(a) Death resulting from the withholding or withdrawal of life-sustaining treatment pursuant to a declaration and in accordance with this subchapter does not constitute, for any purpose, a suicide or homicide.
(b) The making of a declaration pursuant to § 20-17-202 does not affect in any manner the sale, procurement, or issuance of any policy of life insurance or annuity, nor does it affect, impair, or modify the terms of an existing policy of life insurance or annuity. A policy of life insurance or annuity is not legally impaired or invalidated in any manner by the withholding or withdrawal of life-sustaining treatment from an insured qualified patient, notwithstanding any term to the contrary.
(c) A person may not prohibit or require the execution of a declaration as a condition for being insured for, or receiving, healthcare services.
(d) This subchapter creates no presumption concerning the intention of an individual who has revoked or has not executed a declaration with respect to the use, withholding, or withdrawal of life-sustaining treatment in the event of a terminal condition or permanent unconsciousness.
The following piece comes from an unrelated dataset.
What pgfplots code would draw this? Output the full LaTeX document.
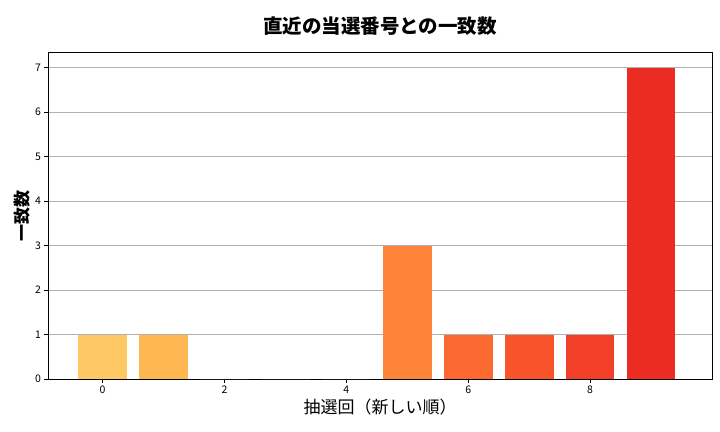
\documentclass[border=0pt]{standalone}
\usepackage{fontspec}
\setmainfont{Noto Sans CJK JP}
\usepackage{pgfplots}
\pgfplotsset{compat=1.18}
\definecolor{c0}{HTML}{FEC965}
\definecolor{c1}{HTML}{FEB751}
\definecolor{c2}{HTML}{FEA546}
\definecolor{c3}{HTML}{FD9540}
\definecolor{c4}{HTML}{FD8A3B}
\definecolor{c5}{HTML}{FD8438}
\definecolor{c6}{HTML}{FC6A31}
\definecolor{c7}{HTML}{F9532C}
\definecolor{c8}{HTML}{F13F28}
\definecolor{c9}{HTML}{EB2C22}
\definecolor{gridc}{HTML}{B0B0B0}
\begin{document}
\begin{tikzpicture}[x=1bp,y=1bp]
\useasboundingbox (-48bp,-53bp) rectangle (672bp,379bp);
\begin{axis}[
  at={(0,0)}, anchor=south west,
  scale only axis, width=664bp, height=327bp,
  xmin=-0.895, xmax=10.0, ymin=0, ymax=7.35,
  xtick={0,2,4,6,8}, ytick={0,1,2,3,4,5,6,7},
  ymajorgrids, grid style={gridc, line width=0.8bp},
  axis line style={line width=0.8bp, black},
  tick style={black, line width=0.8bp},
  tick align=outside, major tick length=3.5bp,
  xtick pos=bottom, ytick pos=left,
  ybar, bar width=0.8, bar shift=0pt,
  ticklabel style={font=\fontsize{10.5bp}{12bp}\selectfont},
  /pgf/number format/assume math mode=true,
  title={\bfseries 直近の当選番号との一致数},
  title style={font=\fontsize{19.5bp}{22bp}\selectfont, yshift=7bp},
  xlabel={抽選回（新しい順）},
  ylabel={\bfseries 一致数},
  label style={font=\fontsize{17bp}{20bp}\selectfont},
  xlabel style={yshift=1.5bp},
  ylabel style={yshift=-2bp},
]
\addplot[fill=c0, draw=none] coordinates {(0,1)};
\addplot[fill=c1, draw=none] coordinates {(1,1)};
\addplot[fill=c2, draw=none] coordinates {(2,0)};
\addplot[fill=c3, draw=none] coordinates {(3,0)};
\addplot[fill=c4, draw=none] coordinates {(4,0)};
\addplot[fill=c5, draw=none] coordinates {(5,3)};
\addplot[fill=c6, draw=none] coordinates {(6,1)};
\addplot[fill=c7, draw=none] coordinates {(7,1)};
\addplot[fill=c8, draw=none] coordinates {(8,1)};
\addplot[fill=c9, draw=none] coordinates {(9,7)};
\end{axis}
\end{tikzpicture}
\end{document}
(e) This subchapter does not affect the right of a patient to make decisions regarding use of life-sustaining treatment, so long as the patient is able to do so, or impair or supersede any right or responsibility that a person has to affect the withholding or withdrawal of medical care.
(f) This subchapter does not require any physician or other healthcare provider to take any action contrary to reasonable medical standards.
(g) This subchapter does not condone, authorize, or approve mercy killing or euthanasia.